Quand Patrick arrive pour sa première séance, il est arrêté pour burn-out, pour une durée de 15 jours, il veut retourner travailler rapidement … ce qui lui arrive ne peut pas être une vraie maladie … "la dépression, c'est pour les faibles !" … il a fallu que le médecin du travail le menace de le déclarer inapte pour qu'il accepte de consulter un médecin et demander un arrêt de travail … et encore, il a négocié à la baisse la durée de cet arrêt.
De fil en aiguille, son médecin traitant lui prescrit des anti-dépresseurs, et des anxiolytiques à prendre ponctuellement si nécessaire, et l'oriente vers un psychiatre pour un suivi plus précis.
Quand il est arrêté "pour de bon", un mois qui sera prolongé pendant trois mois, au début, son corps lâche et il dort : c'est presque angoissant pour lui de ne rien faire, de ne pas se sentir actif, utile … et pourtant il sent désormais la fatigue, il sait qu'il a besoin de ce repos.
Je l'invite aussi à faire de l'exercice, à sortir, profiter de la nature … même en ville, il y a des parcs ! Il réinvestit des activités sportives qu'il apprécie et qu'il avait arrêtées par manque de temps : son corps retrouve progressivement son équilibre.

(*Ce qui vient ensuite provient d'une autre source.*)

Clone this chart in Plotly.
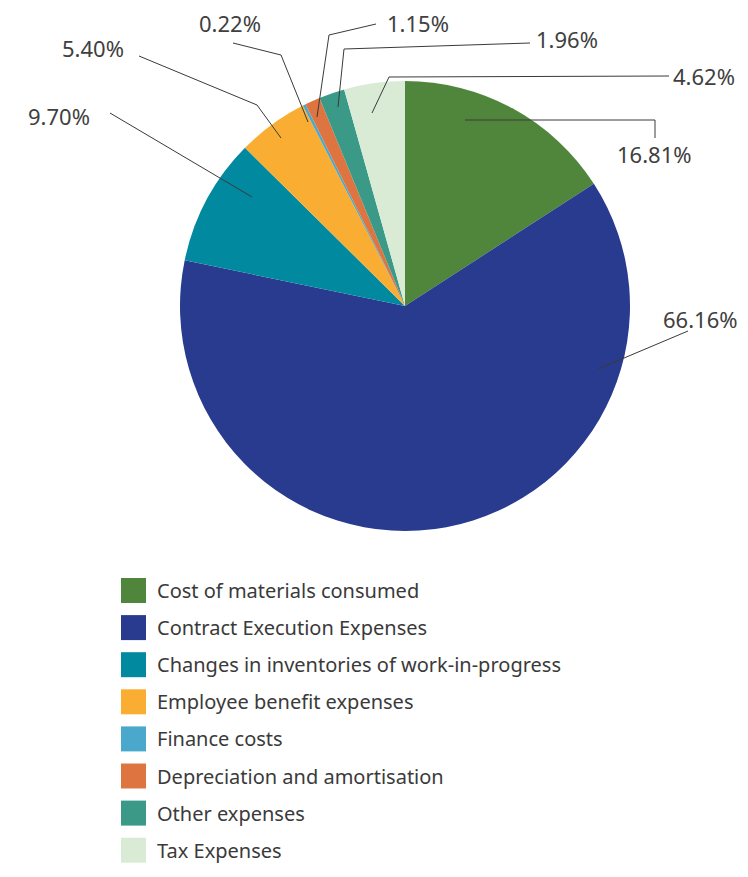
import plotly.graph_objects as go

# ---- data ----
categories = [
    "Cost of materials consumed",
    "Contract Execution Expenses",
    "Changes in inventories of work-in-progress",
    "Employee benefit expenses",
    "Finance costs",
    "Depreciation and amortisation",
    "Other expenses",
    "Tax Expenses",
]
values = [16.81, 66.16, 9.70, 5.40, 0.22, 1.15, 1.96, 4.62]
colors = ["#50863B", "#283B8F", "#00899F", "#F9AE33",
          "#4AA8CC", "#DE7540", "#3A9A87", "#D9EBD5"]

# ---- layout (pixel) helpers ----
# the page body has an 8px margin, so the figure is drawn 16px smaller
# and all positions (given in window pixels) are shifted by that margin
VIEW_W, VIEW_H, PAD = 748, 877, 8
W, H = VIEW_W - 2 * PAD, VIEW_H - 2 * PAD
def px(x):
    return (x - PAD) / W
def py(y):
    return 1 - (y - PAD) / H

# pie geometry (window pixels)
CX, CY, R = 405, 306, 225

# label positions (text centre) and leader paths, in category order
label_pos = [
    (654, 154),  # Cost of materials
    (700, 319),  # Contract Execution
    (59, 116),   # Changes in inventories
    (93, 48),    # Employee benefit
    (230, 23),   # Finance costs
    (418, 23),   # Depreciation
    (567, 39),   # Other expenses
    (704, 76),   # Tax
]
leaders = [
    [(465, 120), (655, 120), (655, 138)],
    [(598, 369), (688, 331)],
    [(252, 197), (110, 113)],
    [(281, 138), (257, 105), (139, 56)],
    [(308, 122), (281, 55), (233, 43)],
    [(317, 117), (329, 35), (376, 24)],
    [(338, 107), (344, 49), (530, 43)],
    [(372, 113), (389, 77), (669, 76)],
]

fig = go.Figure()
fig.add_trace(go.Pie(
    labels=categories,
    values=values,
    marker=dict(colors=colors, line=dict(width=0)),
    sort=False,
    direction="clockwise",
    rotation=0,
    textinfo="none",
    showlegend=False,
    domain=dict(x=[px(CX - R), px(CX + R)], y=[py(CY + R), py(CY - R)]),
))

shapes = []
annotations = []
FONT = "Noto Sans"
for v, (lx, ly), path in zip(values, label_pos, leaders):
    d = "M " + " L ".join(f"{px(x)},{py(y)}" for x, y in path)
    shapes.append(dict(type="path", path=d, xref="paper", yref="paper",
                       line=dict(color="#3a3a3a", width=1)))
    annotations.append(dict(text=f"{v:.2f}%", x=px(lx), y=py(ly),
                            xref="paper", yref="paper", showarrow=False,
                            xanchor="center", yanchor="middle", borderpad=0,
                            font=dict(family=FONT, size=22, color="#404040")))

# custom legend
LEG_X0, LEG_SW, LEG_Y0, LEG_STEP = 121, 25, 590.5, 37.1
for i, (name, c) in enumerate(zip(categories, colors)):
    yc = LEG_Y0 + i * LEG_STEP
    shapes.append(dict(type="rect", xref="paper", yref="paper",
                       x0=px(LEG_X0), x1=px(LEG_X0 + LEG_SW),
                       y0=py(yc + LEG_SW / 2), y1=py(yc - LEG_SW / 2),
                       fillcolor=c, line=dict(width=0)))
    annotations.append(dict(text=name, x=px(155), y=py(yc),
                            xref="paper", yref="paper", showarrow=False,
                            xanchor="left", yanchor="middle",
                            font=dict(family=FONT, size=20, color="#3a3a3a")))

fig.update_layout(
    width=W, height=H,
    margin=dict(l=0, r=0, t=0, b=0),
    paper_bgcolor="white",
    plot_bgcolor="white",
    shapes=shapes,
    annotations=annotations,
)

fig.write_html("out.html")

Dans nos séances, il prend conscience de la pression qu'il se met lui-même, au delà des exigences de son management … son perfectionnisme l'amène à vouloir tout faire et avec un tel niveau de qualité que la tâche est sans fin. En plus il a parfois du mal à déléguer : "ils ne savent pas bien faire … je perds encore plus de temps à corriger…"
Il nous faudra du temps pour comprendre ce qui l'amène à être aussi exigeant avec lui-même et les autres, les petites voix qui entrent en jeu dans ce moments là, le Parent interne quasi tyrannique et l'Enfant qui cherche à le satisfaire et se vit comme perpétuellement insuffisant. Après qu'il a repris le travail, nous continuons d'identifier les situations qui peuvent relancer cette "machine infernale".
Peu à peu son état du moi Parent peut lâcher de son besoin de contrôle et laisser plus de liberté à l'Enfant. Nous restons attentifs et nous continuons d'explorer son histoire : les blessures dont il a souffert, enfant, le manque de confiance en lui dont il souffre.
La toute petite enfance, l'enfance, l'adolescence, les études, les premières expériences professionnelles … il y a tellement de situations qui nous façonnent peu à peu.
Plus elles sont anciennes, plus elles sont inscrites dans le corps et cela prend du temps pour pouvoir saisir ce qui se joue, comment cela vient impacter le présent. Il s'agit aussi de faire de la place aux blessures anciennes pour qu'elles puissent guérir, d'entendre la souffrance du passé, ce qui a tant manqué à l'enfant, l'adolescent que nous étions …
C'est le travail thérapeutique qui permet de réinvestir la vie professionnelle de façon renouvelée, libérée de l'influence de ces parties blessées, désormais apaisées, en nous.